Open Access
Interrogation of Sentiment Perusing with Hash Counting Vectorizer and Term Inverse Frequency Transformer using Machine Learning Classification
Author(s) -
K.V.S.N. Rama Rao,
M. Shyamala Devi
Publication year - 2019
Publication title -
international journal of recent technology and engineering
Language(s) - English
Resource type - Journals
ISSN - 2277-3878
DOI - 10.35940/ijrte.d8303.118419
Subject(s) - computer science , random forest , naive bayes classifier , artificial intelligence , classifier (uml) , decision tree , machine learning , sentiment analysis , python (programming language) , support vector machine , data mining , pattern recognition (psychology) , operating system
With the fast growing technology, the business is moving towards increasing their profit by interpreting the customer satisfaction. The customer satisfaction can be analyzed in many ways. It is the responsibility of the business to analyze the customer satisfaction in order to improve their turnover and profit. With the current trend, the customers are giving their feedback through mobile and internet. With this overview, this paper attempts to analyze the sentiment of the customer feedback for the movie. The sentiment Analysis on movie Review dataset from the KAGGLE Machine learning repository is used for implementation. The type of sentiment classes is predicted through the following ways. Firstly, the sentiment count for each class is displayed and the top feature words for each sentiment class are also extracted from the dataset. Secondly, the dataset is sampled with counting vectorizer and then fitted with the classifiers like Logistic Regression Classifier, Linear SVM Classifier, Multinomial Naives Bayes Classifier, Gradient Boosting Classifer, Guassian Naive Bayes Classifier, Random Forest Classifier, Decision Tree Classifier and and Extra Tree Classifier. Thirdly, the dataset is sampled with Hashing vectorizer and then fitted with the above specified classifiers. Fourth, the dataset is sampled with TFIFD vectorizer and then fitted with the above specified classifiers. Fifth, the dataset is sampled with TFIFD Transformer and then fitted with the above specified classifiers.

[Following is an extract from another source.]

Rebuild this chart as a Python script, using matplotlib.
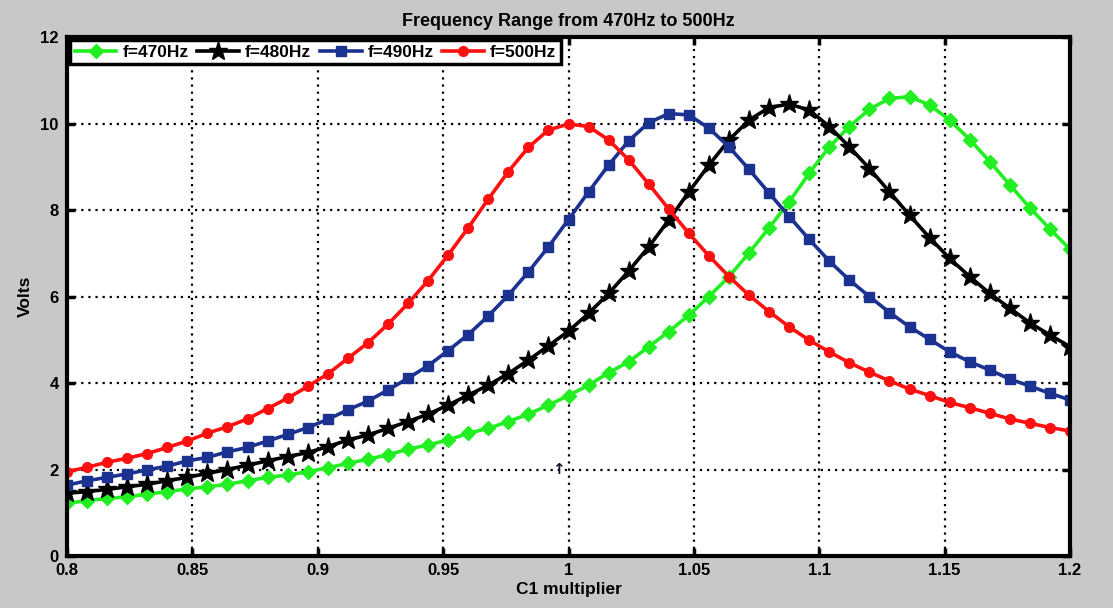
import matplotlib
matplotlib.use('Agg')

import matplotlib.pyplot as plt
import numpy as np

# C1 multiplier, 51 samples from 0.8 to 1.2
c1 = np.linspace(0.8, 1.2, 51)

# Volts
v470 = [1.22, 1.28, 1.33, 1.37, 1.43, 1.49, 1.55, 1.60, 1.66, 1.74,
        1.82, 1.87, 1.95, 2.04, 2.14, 2.24, 2.34, 2.47, 2.57, 2.68,
        2.84, 2.95, 3.11, 3.28, 3.49, 3.71, 3.95, 4.24, 4.49, 4.84,
        5.19, 5.57, 6.00, 6.46, 7.01, 7.59, 8.19, 8.85, 9.46, 9.93,
        10.33, 10.58, 10.62, 10.43, 10.08, 9.63, 9.12, 8.58, 8.05, 7.56,
        7.09]
v480 = [1.45, 1.49, 1.54, 1.60, 1.66, 1.74, 1.82, 1.91, 2.00, 2.10,
        2.20, 2.30, 2.39, 2.53, 2.68, 2.80, 2.95, 3.11, 3.28, 3.49,
        3.72, 3.95, 4.22, 4.53, 4.86, 5.20, 5.61, 6.07, 6.59, 7.15,
        7.77, 8.42, 9.04, 9.62, 10.08, 10.37, 10.45, 10.31, 9.93, 9.46,
        8.96, 8.42, 7.88, 7.36, 6.88, 6.46, 6.07, 5.73, 5.39, 5.11,
        4.84]
v490 = [1.64, 1.74, 1.82, 1.90, 1.99, 2.08, 2.20, 2.28, 2.41, 2.51,
        2.66, 2.81, 2.97, 3.16, 3.38, 3.58, 3.84, 4.11, 4.40, 4.75,
        5.12, 5.55, 6.03, 6.57, 7.15, 7.78, 8.42, 9.04, 9.60, 10.02,
        10.23, 10.20, 9.89, 9.46, 8.94, 8.39, 7.85, 7.32, 6.82, 6.38,
        6.00, 5.63, 5.30, 5.01, 4.72, 4.49, 4.30, 4.09, 3.93, 3.76,
        3.61]
v500 = [1.95, 2.05, 2.17, 2.26, 2.37, 2.51, 2.66, 2.84, 2.99, 3.17,
        3.41, 3.65, 3.92, 4.21, 4.57, 4.93, 5.36, 5.84, 6.37, 6.96,
        7.59, 8.25, 8.89, 9.45, 9.85, 9.99, 9.93, 9.62, 9.16, 8.60,
        8.02, 7.46, 6.94, 6.46, 6.03, 5.65, 5.30, 4.99, 4.72, 4.47,
        4.25, 4.05, 3.86, 3.71, 3.55, 3.43, 3.30, 3.17, 3.07, 2.97,
        2.89]

labels = ['f=470Hz', 'f=480Hz', 'f=490Hz', 'f=500Hz']
xticks = [0.8, 0.85, 0.9, 0.95, 1.0, 1.05, 1.1, 1.15, 1.2]
xticklabels = ['0.8', '0.85', '0.9', '0.95', '1', '1.05', '1.1', '1.15', '1.2']
yticks = [0, 2, 4, 6, 8, 10, 12]

plt.rcParams['font.family'] = ['Liberation Sans', 'DejaVu Sans']
plt.rcParams['font.weight'] = 'bold'

fig = plt.figure(figsize=(11.13, 6.08), dpi=100, facecolor='#c8c8c8')
ax = fig.add_axes([0.0602, 0.0855, 0.9012, 0.8536])
ax.set_facecolor('white')

ax.plot(c1, v470, color='#22ee22', lw=2.6, marker='D', ms=7, label=labels[0])
ax.plot(c1, v480, color='black', lw=2.6, marker='*', ms=14, label=labels[1])
ax.plot(c1, v490, color='#1c3290', lw=2.6, marker='s', ms=7.5, label=labels[2])
ax.plot(c1, v500, color='#ff1010', lw=2.6, marker='o', ms=7, label=labels[3])

ax.set_xlim(0.8, 1.2)
ax.set_ylim(0, 12)
ax.set_xticks(xticks)
ax.set_xticklabels(xticklabels)
ax.set_yticks(yticks)
ax.grid(True, color='black', linestyle=(0, (1, 2.2)), lw=1.6)
ax.tick_params(direction='in', length=6, width=2.5, labelsize=12,
               top=True, right=True)
ax.tick_params(axis='x', pad=5)
ax.tick_params(axis='y', pad=6)
for s in ax.spines.values():
    s.set_linewidth(3)

ax.set_title('Frequency Range from 470Hz to 500Hz', fontsize=13,
             fontweight='bold', pad=8)
ax.set_xlabel('C1 multiplier', fontsize=12.5, fontweight='bold', labelpad=3)
ax.set_ylabel('Volts', fontsize=12.5, fontweight='bold', labelpad=5)

# stray cursor arrow seen in the original screenshot
ax.text(0.9958, 2.0, '\u2191', fontsize=11, color='#111133',
        ha='center', va='center', family='DejaVu Sans')

leg = ax.legend(loc='upper left', ncol=4, frameon=True, fancybox=False,
                fontsize=12.5, handlelength=2.4, handletextpad=0.35,
                columnspacing=0.5, borderpad=0.25, borderaxespad=0.2,
                edgecolor='black', framealpha=1)
leg.get_frame().set_linewidth(2.5)

plt.savefig('out.png', dpi=100, facecolor=fig.get_facecolor())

Sixth, the Performance analysis of classifiers is performed by analyzing the metrics like Precision, Recall, Fscore and Accuracy. The implementation is carried out using python code in Spyder Anaconda Navigator IP Console. Experimental results shows that the analysis of sentiment done by the random forest classifier is found to be more effective with the Accuracy of 89% for Counting vectorizer and TFIFD transformer, Accuracy of 87% for Hashing vectorizer and Accuracy of 88% for TFIFD vectorizer.